Celebrities on Twitter are appealing partly because the 140-character limit is a democratising promise – Kanye, Solange, and Lily get exactly the same tools as you or I do to express themselves. And that raises the expectation that they are expressing themselves. I was originally going to compare ghost-twittering to lip-synching, which as most Freaky Trigger readers will know I don’t mind in the slightest. But there’s a difference: pop can transcend the circumstances of its production in a way microblogging doesn’t. Elvis doesn’t need to have been to jail for “Jailhouse Rock” to be effective. But when Snoop Dogg tweets about eating a sandwich, if it’s a non-existent Snoop eating a non-existent sandwich, the – already miniscule! – point of the exercise diminishes still further.

In other words, authenticity isn’t a guarantor of content, it’s a mask for it: strip away the presumed authorship and you’re forced to judge the content on very different terms. And here’s where ghost-twittering gets intriguing. Because it’s not just mainstream celebrities doing it. The NYT article talks to a “ghost-tweeter” for Guy Kawasaki, a prominent social media expert (the fashionable term is “rock star”) with 80,000 followers. This person tweets in Kawasaki’s name – the example given is while he’s on stage at a conference.
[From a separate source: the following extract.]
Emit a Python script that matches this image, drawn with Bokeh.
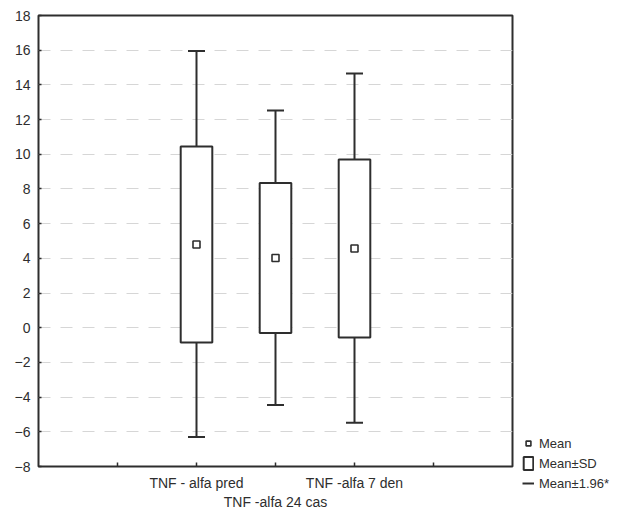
from bokeh.plotting import figure
from bokeh.models import (ColumnDataSource, LinearAxis, FixedTicker, Range1d,
                          Legend, LegendItem)
from bokeh.embed import file_html
from bokeh.resources import INLINE

# ---- data ----
categories = ["TNF - alfa pred", "TNF -alfa 24 cas", "TNF -alfa 7 den"]
mean = [4.8, 4.02, 4.57]
sd_low = [-0.85, -0.30, -0.56]
sd_high = [10.45, 8.34, 9.70]
ci_low = [-6.30, -4.45, -5.48]
ci_high = [15.95, 12.52, 14.65]
y_ticks = [-8, -6, -4, -2, 0, 2, 4, 6, 8, 10, 12, 14, 16, 18]
legend_labels = ["Mean", "Mean\u00b1SD", "Mean\u00b11.96*"]

FONT = "Liberation Sans"
INK = "#2e2e2e"

xpos = [i + 2 for i in range(len(categories))]
src = ColumnDataSource(dict(x=xpos, mean=mean, sd_low=sd_low, sd_high=sd_high,
                            ci_low=ci_low, ci_high=ci_high))

p = figure(frame_width=474, frame_height=451,
           x_range=Range1d(0, 6), y_range=Range1d(-8, 18),
           output_backend="svg", toolbar_location=None,
           x_axis_location=None, y_axis_location="left",
           min_border_left=38, min_border_right=105,
           min_border_top=15, min_border_bottom=0,
           background_fill_color="white", border_fill_color="white")

p.outline_line_color = INK
p.outline_line_width = 2

# y axis
yax = p.yaxis[0]
yax.ticker = FixedTicker(ticks=y_ticks)
yax.minor_tick_line_color = None
yax.major_tick_in = 3
yax.major_tick_out = 0
yax.major_tick_line_color = INK
yax.major_tick_line_width = 1.5
yax.axis_line_color = None
yax.major_label_standoff = 8
yax.major_label_text_font = FONT
yax.major_label_text_font_size = "14px"
yax.major_label_text_color = INK

# grid
p.xgrid.visible = False
p.ygrid.ticker = FixedTicker(ticks=y_ticks[1:-1])
p.ygrid.grid_line_color = "#d6d6d6"
p.ygrid.grid_line_dash = "12 10"
p.ygrid.grid_line_width = 1

# x axes (staggered labels)
ax1 = LinearAxis(ticker=FixedTicker(ticks=[1, 2, 3, 4, 5]),
                 major_label_overrides={1: "", 2: categories[0], 3: "",
                                        4: categories[2], 5: ""})
ax2 = LinearAxis(ticker=FixedTicker(ticks=[3]),
                 major_label_overrides={3: categories[1]})
for ax in (ax1, ax2):
    ax.minor_tick_line_color = None
    ax.axis_line_color = None
    ax.major_label_text_font = FONT
    ax.major_label_text_font_size = "14px"
    ax.major_label_text_color = INK
ax1.major_tick_in = 4
ax1.major_tick_out = 0
ax1.major_tick_line_color = INK
ax1.major_tick_line_width = 1.5
ax1.major_label_standoff = 8
ax2.major_tick_line_color = None
ax2.major_tick_in = 0
ax2.major_tick_out = 0
ax2.major_label_standoff = 0
p.add_layout(ax1, "below")
p.add_layout(ax2, "below")

# whiskers
p.segment(x0="x", y0="ci_low", x1="x", y1="sd_low", source=src,
          line_color=INK, line_width=2)
stems = p.segment(x0="x", y0="sd_high", x1="x", y1="ci_high", source=src,
                  line_color=INK, line_width=2)
p.scatter(x="x", y="ci_low", source=src, marker="dash", size=17,
          line_color=INK, line_width=2)
p.scatter(x="x", y="ci_high", source=src, marker="dash", size=17,
          line_color=INK, line_width=2)

# boxes (mean +- SD)
boxes = p.vbar(x="x", bottom="sd_low", top="sd_high", width=0.4, source=src,
               fill_color="white", line_color=INK, line_width=2)

# mean markers
means = p.scatter(x="x", y="mean", source=src, marker="square", size=7,
                  fill_color=None, line_color=INK, line_width=1.6)

legend = Legend(items=[LegendItem(label=legend_labels[0], renderers=[means]),
                       LegendItem(label=legend_labels[1], renderers=[boxes]),
                       LegendItem(label=legend_labels[2], renderers=[stems])],
                location=(10, -25), padding=0, margin=0, spacing=4,
                glyph_width=12, glyph_height=16, label_standoff=5,
                label_text_font=FONT, label_text_font_size="13px",
                label_text_color=INK, border_line_color=None,
                background_fill_alpha=0)
p.add_layout(legend, "right")

open("out.html", "w").write(file_html(p, INLINE))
This has caused outrage among some Twitter users. “Shame on these imposters!” says one. In reply, another says, “It’s not like people were following Kawasaki for his brilliant insight”. So why were they? “For the connection”. Kawasaki himself is unapologetic – “This is old news”, he tweets, “Is the quality of my tweets high? That’s the question. Not who did them.”

My sympathy here is with Kawasaki, if only because I bet a lot of the people talking about “betrayal” would indeed have claimed that they followed him for the content, not the networking opportunity. And the content hasn’t changed one bit. Authenticity is often a good filter for content, but when it becomes the primary filter for content – a rule to be applied regardless of circumstance – most types of content suffer.

(But maybe I’m just scarred by having fought these kind of battles for years over pop music. Do social media rock stars automatically lead to social media rockism?)